--- What the task requires ---
The listing below holds pictures; exclude them. Return exactly the lines from the one with "Write a web" through the one with "var corretiva = [87, 115, 97, 108, 115, 77, 89];".

--- Source records ---

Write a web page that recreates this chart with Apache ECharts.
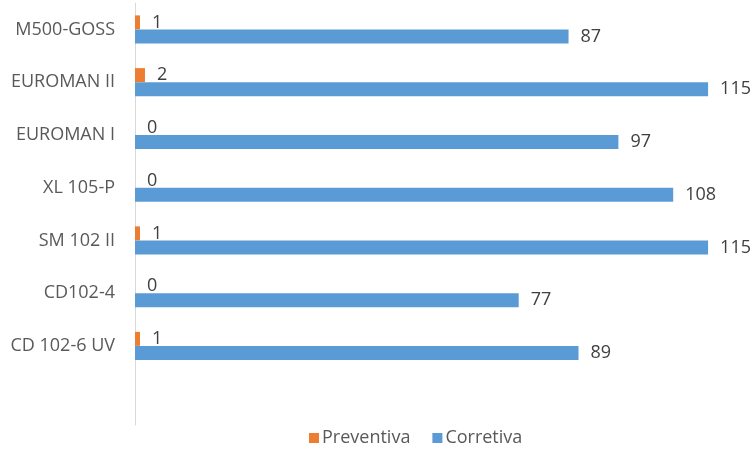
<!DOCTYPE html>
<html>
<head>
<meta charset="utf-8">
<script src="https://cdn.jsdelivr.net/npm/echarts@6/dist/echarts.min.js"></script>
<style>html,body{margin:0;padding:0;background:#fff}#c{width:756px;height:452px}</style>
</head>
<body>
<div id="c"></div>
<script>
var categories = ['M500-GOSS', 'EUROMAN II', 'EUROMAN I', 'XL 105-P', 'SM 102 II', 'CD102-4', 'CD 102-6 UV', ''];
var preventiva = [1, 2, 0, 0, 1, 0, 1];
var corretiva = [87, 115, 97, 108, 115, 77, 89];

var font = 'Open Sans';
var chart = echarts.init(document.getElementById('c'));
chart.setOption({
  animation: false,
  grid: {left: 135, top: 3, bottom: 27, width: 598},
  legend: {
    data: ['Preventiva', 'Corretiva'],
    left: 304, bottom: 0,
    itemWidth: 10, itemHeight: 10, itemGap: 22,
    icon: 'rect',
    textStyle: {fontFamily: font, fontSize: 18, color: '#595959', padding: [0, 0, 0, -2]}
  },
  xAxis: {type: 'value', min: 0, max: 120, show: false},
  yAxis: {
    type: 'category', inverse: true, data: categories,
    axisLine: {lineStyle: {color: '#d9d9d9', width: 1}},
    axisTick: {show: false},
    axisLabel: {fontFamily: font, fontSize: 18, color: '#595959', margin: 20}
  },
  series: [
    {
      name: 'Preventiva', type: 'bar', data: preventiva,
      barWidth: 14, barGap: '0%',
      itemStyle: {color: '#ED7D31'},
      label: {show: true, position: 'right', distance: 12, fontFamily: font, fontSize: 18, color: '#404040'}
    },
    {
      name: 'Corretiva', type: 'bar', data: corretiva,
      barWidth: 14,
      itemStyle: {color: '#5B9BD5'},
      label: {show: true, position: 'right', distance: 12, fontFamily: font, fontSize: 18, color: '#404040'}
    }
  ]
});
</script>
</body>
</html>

...

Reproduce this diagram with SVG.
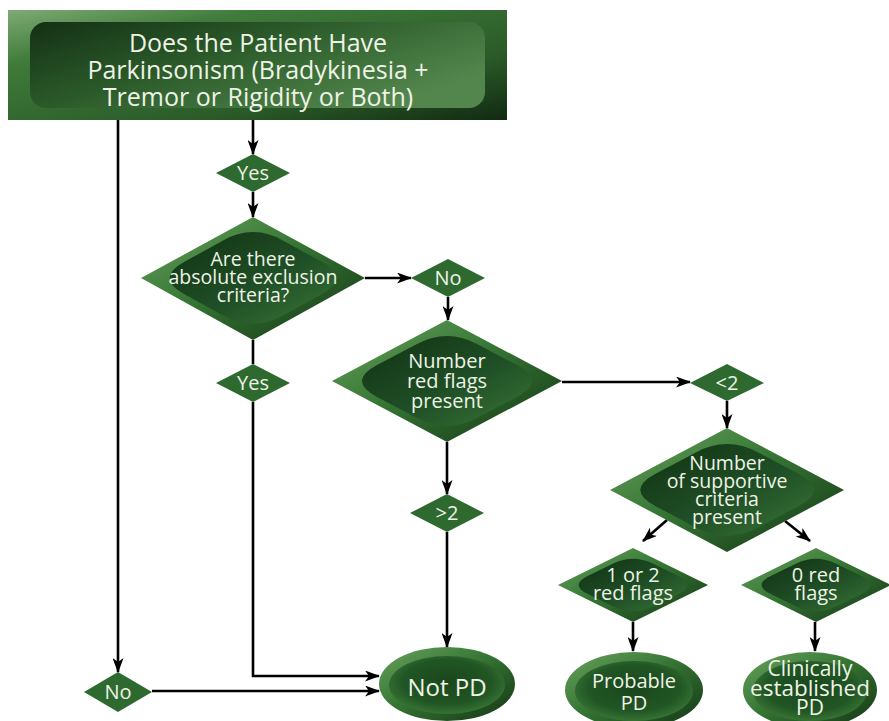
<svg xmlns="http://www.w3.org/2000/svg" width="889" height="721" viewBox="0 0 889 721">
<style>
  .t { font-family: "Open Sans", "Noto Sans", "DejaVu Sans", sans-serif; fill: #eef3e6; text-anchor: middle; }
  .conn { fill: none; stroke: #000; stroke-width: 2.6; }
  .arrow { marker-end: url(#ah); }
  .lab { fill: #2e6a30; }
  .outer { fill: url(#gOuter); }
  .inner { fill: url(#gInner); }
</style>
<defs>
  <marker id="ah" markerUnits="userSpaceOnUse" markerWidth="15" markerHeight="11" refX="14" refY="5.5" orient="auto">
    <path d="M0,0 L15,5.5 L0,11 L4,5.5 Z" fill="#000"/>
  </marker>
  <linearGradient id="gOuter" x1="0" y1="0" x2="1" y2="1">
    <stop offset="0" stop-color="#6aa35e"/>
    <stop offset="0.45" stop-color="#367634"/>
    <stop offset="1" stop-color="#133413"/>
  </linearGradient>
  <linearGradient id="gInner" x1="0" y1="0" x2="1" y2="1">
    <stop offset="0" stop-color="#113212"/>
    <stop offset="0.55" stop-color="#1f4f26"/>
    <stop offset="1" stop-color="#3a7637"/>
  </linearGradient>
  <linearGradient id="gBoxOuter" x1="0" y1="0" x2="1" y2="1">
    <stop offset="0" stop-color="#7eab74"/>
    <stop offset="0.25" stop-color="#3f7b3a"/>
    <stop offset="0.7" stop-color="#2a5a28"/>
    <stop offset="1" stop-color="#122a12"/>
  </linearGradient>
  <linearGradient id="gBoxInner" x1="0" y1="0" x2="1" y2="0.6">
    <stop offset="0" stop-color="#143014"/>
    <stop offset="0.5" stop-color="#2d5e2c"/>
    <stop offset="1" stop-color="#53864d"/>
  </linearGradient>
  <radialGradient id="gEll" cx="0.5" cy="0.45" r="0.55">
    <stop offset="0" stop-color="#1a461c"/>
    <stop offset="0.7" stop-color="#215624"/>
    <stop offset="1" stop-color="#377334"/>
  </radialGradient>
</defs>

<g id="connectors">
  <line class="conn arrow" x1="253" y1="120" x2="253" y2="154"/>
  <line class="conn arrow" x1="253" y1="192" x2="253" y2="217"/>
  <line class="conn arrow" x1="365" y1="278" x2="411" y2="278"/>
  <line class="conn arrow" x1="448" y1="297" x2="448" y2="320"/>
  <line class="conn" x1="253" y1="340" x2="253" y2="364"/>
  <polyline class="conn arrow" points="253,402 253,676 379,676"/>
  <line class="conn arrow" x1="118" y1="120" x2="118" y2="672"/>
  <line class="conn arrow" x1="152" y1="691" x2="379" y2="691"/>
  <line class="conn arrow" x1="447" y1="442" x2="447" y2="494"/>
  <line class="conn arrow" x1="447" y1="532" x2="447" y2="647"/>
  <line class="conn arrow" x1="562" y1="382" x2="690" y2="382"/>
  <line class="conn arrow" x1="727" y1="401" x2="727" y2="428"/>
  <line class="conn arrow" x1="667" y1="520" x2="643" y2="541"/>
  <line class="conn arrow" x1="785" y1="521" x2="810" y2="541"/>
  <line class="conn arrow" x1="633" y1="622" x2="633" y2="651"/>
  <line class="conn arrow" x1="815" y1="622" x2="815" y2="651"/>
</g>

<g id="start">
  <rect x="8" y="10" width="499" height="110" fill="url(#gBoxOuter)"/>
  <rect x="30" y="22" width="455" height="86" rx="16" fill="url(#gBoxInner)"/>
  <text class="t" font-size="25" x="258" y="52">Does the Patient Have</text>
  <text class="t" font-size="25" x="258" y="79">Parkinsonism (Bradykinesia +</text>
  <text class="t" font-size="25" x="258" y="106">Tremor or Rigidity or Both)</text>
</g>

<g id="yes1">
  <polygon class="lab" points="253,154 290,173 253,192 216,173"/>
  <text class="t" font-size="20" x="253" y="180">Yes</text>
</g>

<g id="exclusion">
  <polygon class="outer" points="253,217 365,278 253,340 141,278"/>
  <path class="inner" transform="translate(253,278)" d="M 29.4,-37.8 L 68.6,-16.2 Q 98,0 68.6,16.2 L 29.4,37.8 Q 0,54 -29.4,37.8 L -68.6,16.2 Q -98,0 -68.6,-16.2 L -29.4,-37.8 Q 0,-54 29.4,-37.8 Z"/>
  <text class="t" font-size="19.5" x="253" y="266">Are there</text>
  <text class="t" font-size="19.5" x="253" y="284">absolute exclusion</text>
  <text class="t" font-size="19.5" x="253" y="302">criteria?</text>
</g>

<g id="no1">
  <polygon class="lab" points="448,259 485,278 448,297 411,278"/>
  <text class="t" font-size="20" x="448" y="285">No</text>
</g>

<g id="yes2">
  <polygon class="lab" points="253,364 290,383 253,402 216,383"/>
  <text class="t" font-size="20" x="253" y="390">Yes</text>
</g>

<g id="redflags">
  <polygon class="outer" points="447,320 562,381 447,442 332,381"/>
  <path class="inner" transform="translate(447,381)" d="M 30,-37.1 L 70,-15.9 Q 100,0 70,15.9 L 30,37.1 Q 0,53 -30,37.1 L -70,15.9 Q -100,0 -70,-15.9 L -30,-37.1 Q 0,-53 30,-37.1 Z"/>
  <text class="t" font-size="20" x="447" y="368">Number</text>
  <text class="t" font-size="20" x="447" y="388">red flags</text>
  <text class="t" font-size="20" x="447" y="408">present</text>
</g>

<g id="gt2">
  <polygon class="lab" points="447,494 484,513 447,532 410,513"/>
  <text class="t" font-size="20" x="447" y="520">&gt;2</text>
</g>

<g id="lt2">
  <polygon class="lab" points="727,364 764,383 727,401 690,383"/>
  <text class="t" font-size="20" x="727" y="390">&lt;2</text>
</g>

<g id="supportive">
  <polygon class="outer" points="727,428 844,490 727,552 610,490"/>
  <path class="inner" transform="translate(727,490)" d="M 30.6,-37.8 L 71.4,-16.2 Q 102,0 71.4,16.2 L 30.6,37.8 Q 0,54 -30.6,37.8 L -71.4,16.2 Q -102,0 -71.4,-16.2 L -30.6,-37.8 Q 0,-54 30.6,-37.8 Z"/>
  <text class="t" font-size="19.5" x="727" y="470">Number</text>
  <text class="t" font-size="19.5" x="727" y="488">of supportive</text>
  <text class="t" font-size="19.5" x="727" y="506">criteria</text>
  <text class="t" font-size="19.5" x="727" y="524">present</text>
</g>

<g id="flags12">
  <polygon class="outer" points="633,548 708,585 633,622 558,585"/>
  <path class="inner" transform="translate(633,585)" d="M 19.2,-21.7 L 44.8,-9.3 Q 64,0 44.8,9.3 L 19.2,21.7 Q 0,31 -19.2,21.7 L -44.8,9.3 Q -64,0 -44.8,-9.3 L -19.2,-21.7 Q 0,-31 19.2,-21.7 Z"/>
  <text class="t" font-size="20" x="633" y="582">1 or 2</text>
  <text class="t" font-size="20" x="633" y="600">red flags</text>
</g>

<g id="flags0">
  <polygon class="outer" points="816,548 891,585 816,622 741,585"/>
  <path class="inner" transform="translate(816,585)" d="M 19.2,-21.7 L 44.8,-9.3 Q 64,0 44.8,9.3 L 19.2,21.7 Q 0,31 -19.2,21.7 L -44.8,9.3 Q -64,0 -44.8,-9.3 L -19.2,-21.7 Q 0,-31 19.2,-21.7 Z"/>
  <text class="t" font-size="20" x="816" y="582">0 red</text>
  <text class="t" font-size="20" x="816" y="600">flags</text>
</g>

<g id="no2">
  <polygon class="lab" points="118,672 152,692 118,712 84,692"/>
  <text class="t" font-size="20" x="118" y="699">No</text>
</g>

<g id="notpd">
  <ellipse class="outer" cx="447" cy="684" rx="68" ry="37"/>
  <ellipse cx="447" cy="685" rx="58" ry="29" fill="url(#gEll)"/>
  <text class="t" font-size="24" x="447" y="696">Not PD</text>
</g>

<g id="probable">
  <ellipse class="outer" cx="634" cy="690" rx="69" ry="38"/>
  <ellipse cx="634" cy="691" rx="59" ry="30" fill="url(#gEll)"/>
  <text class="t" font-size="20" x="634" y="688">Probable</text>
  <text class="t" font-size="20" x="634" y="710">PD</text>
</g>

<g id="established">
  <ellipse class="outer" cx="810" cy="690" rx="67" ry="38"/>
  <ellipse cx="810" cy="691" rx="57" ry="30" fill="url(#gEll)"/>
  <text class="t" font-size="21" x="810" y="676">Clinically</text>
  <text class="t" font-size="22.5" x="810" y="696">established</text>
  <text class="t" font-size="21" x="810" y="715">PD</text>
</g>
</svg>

--- Answer for the task ---
Write a web page that recreates this chart with Apache ECharts.
<!DOCTYPE html>
<html>
<head>
<meta charset="utf-8">
<script src="https://cdn.jsdelivr.net/npm/echarts@6/dist/echarts.min.js"></script>
<style>html,body{margin:0;padding:0;background:#fff}#c{width:756px;height:452px}</style>
</head>
<body>
<div id="c"></div>
<script>
var categories = ['M500-GOSS', 'EUROMAN II', 'EUROMAN I', 'XL 105-P', 'SM 102 II', 'CD102-4', 'CD 102-6 UV', ''];
var preventiva = [1, 2, 0, 0, 1, 0, 1];
var corretiva = [87, 115, 97, 108, 115, 77, 89];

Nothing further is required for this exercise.